Eight years on, the brand has grown an international customer base (the US is its biggest market) and Kasimati has been able to turn her focus to Greek manufacturing, joining a growing group of young entrepreneurs who are helping to slowly revive the dormant sector. Nonna Lietta’s sheep yarn is sourced from high in the mountains of northern Greece, where the label’s current manufacturing partner works with shepherds from the area to source and spin wool exclusively for her. It’s raw, unprocessed and, says Kasimati, “as natural as it gets”. It’s then made into knitwear – slouchy vests, thick, woollen cardigans, delicately ruffled tops – in Athens.
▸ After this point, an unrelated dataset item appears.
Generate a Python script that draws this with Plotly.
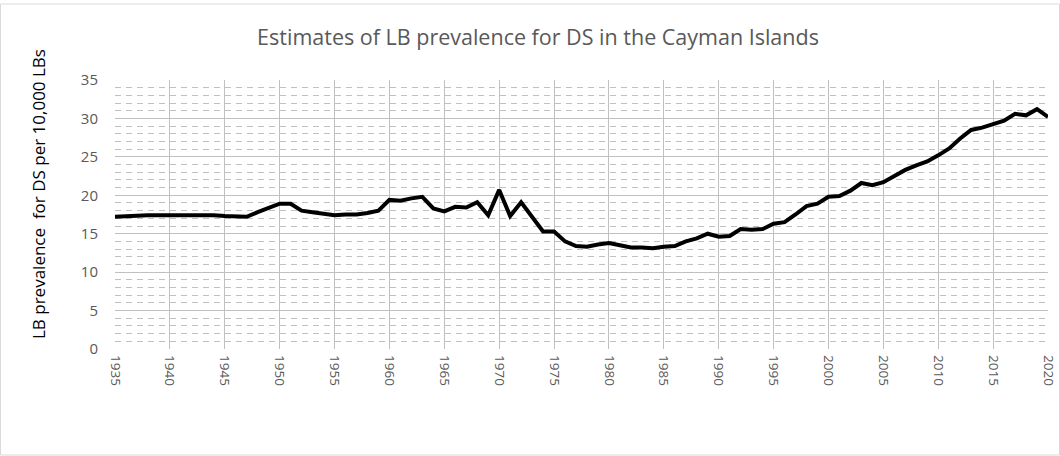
import plotly.graph_objects as go

years = list(range(1935, 2021))
prevalence = [
    17.2, 17.3, 17.3, 17.4, 17.4, 17.4, 17.5, 17.5, 17.5, 17.4,
    17.3, 17.2, 17.2, 17.8, 18.4, 18.9, 18.9, 18.0, 17.8, 17.6,
    17.4, 17.5, 17.5, 17.7, 18.0, 19.4, 19.3, 19.6, 19.8, 18.3,
    17.9, 18.5, 18.4, 19.1, 17.4, 20.7, 17.3, 19.1, 17.3, 15.3,
    15.3, 14.0, 13.4, 13.3, 13.6, 13.8, 13.5, 13.2, 13.2, 13.1,
    13.3, 13.4, 14.0, 14.4, 15.0, 14.6, 14.7, 15.6, 15.5, 15.6,
    16.3, 16.5, 17.5, 18.6, 18.9, 19.8, 19.9, 20.6, 21.6, 21.3,
    21.7, 22.5, 23.3, 23.9, 24.4, 25.2, 26.1, 27.4, 28.5, 28.8,
    29.3, 29.7, 30.6, 30.4, 31.2, 30.2,
]
x_ticks = list(range(1935, 2021, 5))
y_ticks = list(range(0, 36, 5))

title_text = "Estimates of LB prevalence for DS in the Cayman Islands"
y_title = "LB prevalence  for DS per 10,000 LBs"

W, H = 1060, 456
L, R, T, B = 115, 12, 80, 107
pw, ph = W - L - R, H - T - B

def px_x(px):
    return (px - L) / pw

def px_y(py):
    return (H - B - py) / ph

fig = go.Figure()
fig.add_trace(go.Scatter(
    x=years, y=prevalence, mode="lines",
    line=dict(color="black", width=4), showlegend=False,
))

fig.update_layout(
    width=W, height=H,
    margin=dict(l=L, r=R, t=T, b=B, autoexpand=False),
    paper_bgcolor="white", plot_bgcolor="white",
    font=dict(family="Open Sans", color="#595959"),
    title=dict(text=title_text, x=538 / W, xanchor="center", y=1 - 37 / H, yanchor="middle",
               font=dict(size=21.5, color="#595959", family="Open Sans")),
    xaxis=dict(
        range=[1935, 2020], tickvals=x_ticks, ticktext=[str(v) for v in x_ticks],
        tickangle=90, tickfont=dict(size=13.5, color="#595959"),
        showgrid=True, gridcolor="#c0c0c0", gridwidth=1, automargin=False,
        showline=False, zeroline=False, ticks="", ticklabelstandoff=5,
    ),
    yaxis=dict(
        range=[0, 35], tickvals=y_ticks, tickfont=dict(size=15, color="#595959"),
        showgrid=True, gridcolor="#c0c0c0", gridwidth=1, automargin=False,
        minor=dict(dtick=1, showgrid=True, gridcolor="#c0c0c0", griddash="6px,5px", gridwidth=1),
        showline=False, zeroline=False, ticks="", ticklabelstandoff=16,
    ),
    annotations=[dict(
        text=y_title, textangle=-90, xref="paper", yref="paper",
        x=px_x(38), y=px_y(194), xanchor="center", yanchor="middle",
        showarrow=False, font=dict(size=17, color="black", family="Open Sans"),
    )],
    shapes=[dict(
        type="rect", xref="paper", yref="paper",
        x0=px_x(0.5), x1=px_x(1059.5),
        y0=px_y(455), y1=px_y(4),
        line=dict(color="#d9d9d9", width=1), fillcolor="rgba(0,0,0,0)", layer="below",
    )],
)

fig.write_html(
    "out.html",
    config={"displayModeBar": False},
    post_script="document.body.style.margin='0';document.body.style.overflow='hidden';",
)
The rest of the yarn, a premium blend of eco wool and alpaca, is sourced in Italy and the pieces are produced in Spain. Kasimati describes Nonna Lietta as an essentially Mediterranean label, with its combination of Italian, Spanish and Greek yarns, craftsmanship and sensibilities.

The newest collection includes elegant navy and pastel “winter bloom” hues, as well as playful star intarsias. “I want our pieces to remind our customers of their childhood, to take them back to that old feeling of warmth,” she says. Nonna Lietta is only sold via the brand’s website and various pop-ups. Kasimati travels to New York every year, as well as occasionally to London, Amsterdam and Paris, to host pop-up shops but her time spent in large-scale retail confirmed to her that wholesale shouldn’t be part of her business model.
She is also in the process of moving to a bigger studio to continue expanding the label’s production, slowly and steadily. “I never dreamed of a super-big brand,” she says. “My dream is really to keep being creative, to maintain our values, to keep it all sustainable.”
Next, Kasimati plans to take on Asia, to bring the message of fine Greek production and craftsmanship to further-flung shores, plus expand and experiment with more yarns. “I want people to invest in our ethos,” she says. “And not just buy for the sake of buying.”